(LETTERHEAD OF DOHERTY, WALLACE, PILLSBURY & MURPHY, P.C.)

EXHIBIT 5

June 19, 1997



Westbank Corporation
225 Park Avenue
West Springfield, MA  01089

RE:  Registration Statement on Form S-3

Ladies and Gentlemen:

     In connection with the registration on Form S-3 under the
Securities Act of 1933, as amended (the "Securities Act"), of
300,000 shares (the "Shares") of common stock, par value $2.00
per share, of Westbank Corporation (the "Company") reserved for
issuance pursuant to the Company's Dividend Reinvestment and
Common Stock Purchase Plan (the "Plan"), we have examined such
corporate documents and records of the Company, such other
instruments and certificates of public officials, officers and
representatives of the Company and other persons and such
questions of law as we have deemed necessary or appropriate in
order to render the opinion set forth herein.

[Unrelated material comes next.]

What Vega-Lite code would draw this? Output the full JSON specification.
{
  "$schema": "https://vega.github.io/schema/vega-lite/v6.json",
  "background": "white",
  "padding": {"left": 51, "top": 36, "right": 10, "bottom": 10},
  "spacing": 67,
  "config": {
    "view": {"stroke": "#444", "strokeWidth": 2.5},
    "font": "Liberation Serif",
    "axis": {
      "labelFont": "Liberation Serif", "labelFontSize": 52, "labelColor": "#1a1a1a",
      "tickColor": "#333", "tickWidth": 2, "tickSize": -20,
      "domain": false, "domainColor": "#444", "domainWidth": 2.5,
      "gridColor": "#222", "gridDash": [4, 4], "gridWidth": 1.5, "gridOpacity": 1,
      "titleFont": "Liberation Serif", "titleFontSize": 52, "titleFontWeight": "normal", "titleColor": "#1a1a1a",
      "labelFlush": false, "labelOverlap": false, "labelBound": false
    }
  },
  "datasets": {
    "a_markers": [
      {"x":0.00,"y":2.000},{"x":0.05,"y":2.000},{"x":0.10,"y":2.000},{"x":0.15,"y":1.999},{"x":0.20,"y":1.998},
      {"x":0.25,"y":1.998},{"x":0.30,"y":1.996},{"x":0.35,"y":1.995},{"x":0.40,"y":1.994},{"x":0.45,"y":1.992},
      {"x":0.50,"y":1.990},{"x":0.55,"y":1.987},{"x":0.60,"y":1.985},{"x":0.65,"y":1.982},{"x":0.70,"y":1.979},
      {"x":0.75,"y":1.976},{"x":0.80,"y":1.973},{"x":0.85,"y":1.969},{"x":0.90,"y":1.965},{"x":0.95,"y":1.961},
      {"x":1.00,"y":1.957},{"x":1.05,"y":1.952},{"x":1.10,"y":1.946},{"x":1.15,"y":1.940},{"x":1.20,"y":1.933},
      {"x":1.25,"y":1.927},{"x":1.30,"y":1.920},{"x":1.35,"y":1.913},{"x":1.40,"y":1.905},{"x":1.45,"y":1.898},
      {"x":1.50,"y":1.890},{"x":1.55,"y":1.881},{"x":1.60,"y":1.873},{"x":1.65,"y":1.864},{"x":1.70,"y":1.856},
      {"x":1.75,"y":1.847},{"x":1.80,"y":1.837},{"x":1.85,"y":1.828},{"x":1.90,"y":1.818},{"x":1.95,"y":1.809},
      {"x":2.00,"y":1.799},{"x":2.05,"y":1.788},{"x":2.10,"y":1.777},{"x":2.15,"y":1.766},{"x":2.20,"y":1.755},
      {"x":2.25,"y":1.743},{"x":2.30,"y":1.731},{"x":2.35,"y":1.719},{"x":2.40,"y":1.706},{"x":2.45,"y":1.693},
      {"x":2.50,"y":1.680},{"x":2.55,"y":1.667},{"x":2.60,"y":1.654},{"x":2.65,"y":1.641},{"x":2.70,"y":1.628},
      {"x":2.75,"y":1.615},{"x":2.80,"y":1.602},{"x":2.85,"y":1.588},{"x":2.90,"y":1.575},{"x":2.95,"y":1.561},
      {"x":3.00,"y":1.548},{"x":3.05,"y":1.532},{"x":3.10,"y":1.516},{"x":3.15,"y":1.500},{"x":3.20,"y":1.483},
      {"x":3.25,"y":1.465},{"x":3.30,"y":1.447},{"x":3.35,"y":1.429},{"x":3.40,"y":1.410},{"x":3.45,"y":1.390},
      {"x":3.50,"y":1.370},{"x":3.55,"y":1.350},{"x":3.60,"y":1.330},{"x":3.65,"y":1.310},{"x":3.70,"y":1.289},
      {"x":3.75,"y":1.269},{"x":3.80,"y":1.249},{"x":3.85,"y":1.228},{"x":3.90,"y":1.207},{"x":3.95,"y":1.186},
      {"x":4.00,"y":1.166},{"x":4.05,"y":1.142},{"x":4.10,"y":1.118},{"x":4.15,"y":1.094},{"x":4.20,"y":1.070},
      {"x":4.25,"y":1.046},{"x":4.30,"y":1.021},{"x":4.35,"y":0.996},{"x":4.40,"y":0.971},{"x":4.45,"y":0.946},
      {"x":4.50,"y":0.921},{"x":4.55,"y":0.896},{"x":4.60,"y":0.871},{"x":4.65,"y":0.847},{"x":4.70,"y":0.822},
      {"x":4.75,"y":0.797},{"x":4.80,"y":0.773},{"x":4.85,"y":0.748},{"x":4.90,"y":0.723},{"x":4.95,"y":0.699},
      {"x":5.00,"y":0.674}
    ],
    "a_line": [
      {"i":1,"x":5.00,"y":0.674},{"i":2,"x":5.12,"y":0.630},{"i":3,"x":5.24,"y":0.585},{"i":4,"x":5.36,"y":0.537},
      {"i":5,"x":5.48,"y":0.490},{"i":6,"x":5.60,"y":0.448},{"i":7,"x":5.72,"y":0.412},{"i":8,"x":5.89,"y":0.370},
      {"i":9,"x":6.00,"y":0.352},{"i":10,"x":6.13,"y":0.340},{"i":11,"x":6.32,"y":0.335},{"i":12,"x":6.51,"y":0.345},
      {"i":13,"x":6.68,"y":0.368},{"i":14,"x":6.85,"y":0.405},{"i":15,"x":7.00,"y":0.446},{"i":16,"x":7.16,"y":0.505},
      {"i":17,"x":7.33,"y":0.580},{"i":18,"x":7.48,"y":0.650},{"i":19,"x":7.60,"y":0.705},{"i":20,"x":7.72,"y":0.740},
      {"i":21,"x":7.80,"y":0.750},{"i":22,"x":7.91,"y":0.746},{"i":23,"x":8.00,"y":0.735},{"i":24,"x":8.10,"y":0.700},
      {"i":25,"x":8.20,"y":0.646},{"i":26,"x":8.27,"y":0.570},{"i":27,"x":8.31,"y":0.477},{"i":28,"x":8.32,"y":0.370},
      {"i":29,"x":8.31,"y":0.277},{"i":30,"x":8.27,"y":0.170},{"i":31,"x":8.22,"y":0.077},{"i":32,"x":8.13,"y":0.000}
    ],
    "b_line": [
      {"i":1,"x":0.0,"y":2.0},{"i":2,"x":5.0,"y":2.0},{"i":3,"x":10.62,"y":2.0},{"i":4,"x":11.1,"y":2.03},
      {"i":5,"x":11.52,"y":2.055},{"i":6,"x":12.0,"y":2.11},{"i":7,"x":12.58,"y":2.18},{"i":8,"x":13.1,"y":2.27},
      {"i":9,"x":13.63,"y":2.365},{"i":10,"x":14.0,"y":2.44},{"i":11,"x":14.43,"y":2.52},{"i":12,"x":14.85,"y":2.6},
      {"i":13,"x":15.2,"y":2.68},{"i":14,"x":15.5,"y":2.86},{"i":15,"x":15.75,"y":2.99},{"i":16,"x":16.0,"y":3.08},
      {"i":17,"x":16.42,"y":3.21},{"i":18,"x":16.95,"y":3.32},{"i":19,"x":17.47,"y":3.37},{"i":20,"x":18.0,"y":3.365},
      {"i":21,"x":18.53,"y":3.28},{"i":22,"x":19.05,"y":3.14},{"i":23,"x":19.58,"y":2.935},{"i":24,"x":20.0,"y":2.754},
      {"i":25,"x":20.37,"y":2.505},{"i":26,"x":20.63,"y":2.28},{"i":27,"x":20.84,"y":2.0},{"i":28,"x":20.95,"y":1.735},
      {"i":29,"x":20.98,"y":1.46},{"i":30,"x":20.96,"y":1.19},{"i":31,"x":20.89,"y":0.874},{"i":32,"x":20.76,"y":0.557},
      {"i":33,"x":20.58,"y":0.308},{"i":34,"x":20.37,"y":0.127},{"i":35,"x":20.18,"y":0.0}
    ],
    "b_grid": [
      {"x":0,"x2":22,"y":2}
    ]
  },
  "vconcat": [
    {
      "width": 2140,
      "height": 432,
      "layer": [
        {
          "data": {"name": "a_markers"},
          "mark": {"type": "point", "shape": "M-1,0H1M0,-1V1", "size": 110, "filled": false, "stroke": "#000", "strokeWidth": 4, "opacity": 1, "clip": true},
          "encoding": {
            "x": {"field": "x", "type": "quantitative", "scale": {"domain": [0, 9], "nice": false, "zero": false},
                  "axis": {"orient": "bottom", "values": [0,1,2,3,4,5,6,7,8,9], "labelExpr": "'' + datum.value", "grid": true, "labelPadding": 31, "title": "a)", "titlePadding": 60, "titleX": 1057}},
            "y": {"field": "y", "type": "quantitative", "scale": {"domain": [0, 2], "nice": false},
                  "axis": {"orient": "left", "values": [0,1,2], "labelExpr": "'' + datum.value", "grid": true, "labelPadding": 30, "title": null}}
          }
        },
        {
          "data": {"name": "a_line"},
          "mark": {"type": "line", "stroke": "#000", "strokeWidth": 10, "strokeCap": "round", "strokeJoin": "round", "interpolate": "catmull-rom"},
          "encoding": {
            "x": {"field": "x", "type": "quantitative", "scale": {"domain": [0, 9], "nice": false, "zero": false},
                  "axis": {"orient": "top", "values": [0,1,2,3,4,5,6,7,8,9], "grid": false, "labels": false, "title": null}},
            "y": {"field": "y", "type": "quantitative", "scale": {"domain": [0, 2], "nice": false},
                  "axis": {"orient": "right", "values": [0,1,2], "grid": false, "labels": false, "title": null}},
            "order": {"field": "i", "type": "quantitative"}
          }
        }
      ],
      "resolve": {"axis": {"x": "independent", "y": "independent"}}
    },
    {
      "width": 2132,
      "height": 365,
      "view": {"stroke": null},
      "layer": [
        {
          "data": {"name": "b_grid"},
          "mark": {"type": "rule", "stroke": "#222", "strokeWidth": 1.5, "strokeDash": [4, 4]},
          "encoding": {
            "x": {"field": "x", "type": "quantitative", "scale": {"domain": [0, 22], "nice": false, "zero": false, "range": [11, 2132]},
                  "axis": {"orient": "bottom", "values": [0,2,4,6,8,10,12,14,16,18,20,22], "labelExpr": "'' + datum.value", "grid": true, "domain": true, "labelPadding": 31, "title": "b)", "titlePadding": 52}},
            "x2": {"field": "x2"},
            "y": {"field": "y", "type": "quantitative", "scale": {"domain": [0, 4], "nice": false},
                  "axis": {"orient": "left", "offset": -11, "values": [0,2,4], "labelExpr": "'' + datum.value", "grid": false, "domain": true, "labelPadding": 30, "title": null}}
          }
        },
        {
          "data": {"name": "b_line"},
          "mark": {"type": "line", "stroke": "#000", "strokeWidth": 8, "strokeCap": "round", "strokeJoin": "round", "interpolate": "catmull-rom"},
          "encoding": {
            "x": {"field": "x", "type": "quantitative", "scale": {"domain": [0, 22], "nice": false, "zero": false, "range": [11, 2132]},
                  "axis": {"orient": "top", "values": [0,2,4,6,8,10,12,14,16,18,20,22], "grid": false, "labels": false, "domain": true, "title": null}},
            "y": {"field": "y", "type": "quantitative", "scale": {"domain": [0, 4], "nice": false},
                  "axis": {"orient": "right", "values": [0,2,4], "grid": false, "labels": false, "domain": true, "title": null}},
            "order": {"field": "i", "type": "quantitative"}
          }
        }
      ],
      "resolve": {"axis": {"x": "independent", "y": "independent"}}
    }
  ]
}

     In such examination, we have assumed the genuineness of all
signatures, the authenticity of all documents submitted to us as
originals, the conformity to original documents of all documents
submitted to us as copies and the authenticity of the originals
of such copies.

     As to questions of fact material to our opinion expressed
below that we did not independently establish, we have relied
upon certifications of the Company or its officers.



Westbank Corporation
June 19, 1997
Page 2

     Based upon and subject to the foregoing, we are of the
opinion that when the registration statement on Form S-3 relating
to the Shares (the "Registration Statement") shall have become
effective under the Securities Act and any Shares shall have been
duly issued and paid for in accordance with the terms of the
Plan, such Shares will be legally issued, fully paid and
nonassessable. 

     The foregoing opinion is limited to the Federal Laws of the
United States and the Business Corporation Law of the
Commonwealth of Massachusetts.  We are expressing no opinion as
to the effect of the laws of any other jurisdiction.

     We hereby consent to the filing of this opinion as an
exhibit to the Registration Statement and any amendments thereto. 
In giving such consent, we do not hereby admit that we are in the
category of persons whose consent is required under Section 7 of
the Securities Act.

Very truly yours,



/s/ Doherty, Wallace, Pillsbury
         & Murphy, P.C.

DOHERTY, WALLACE, PILLSBURY & MURPHY, P.C.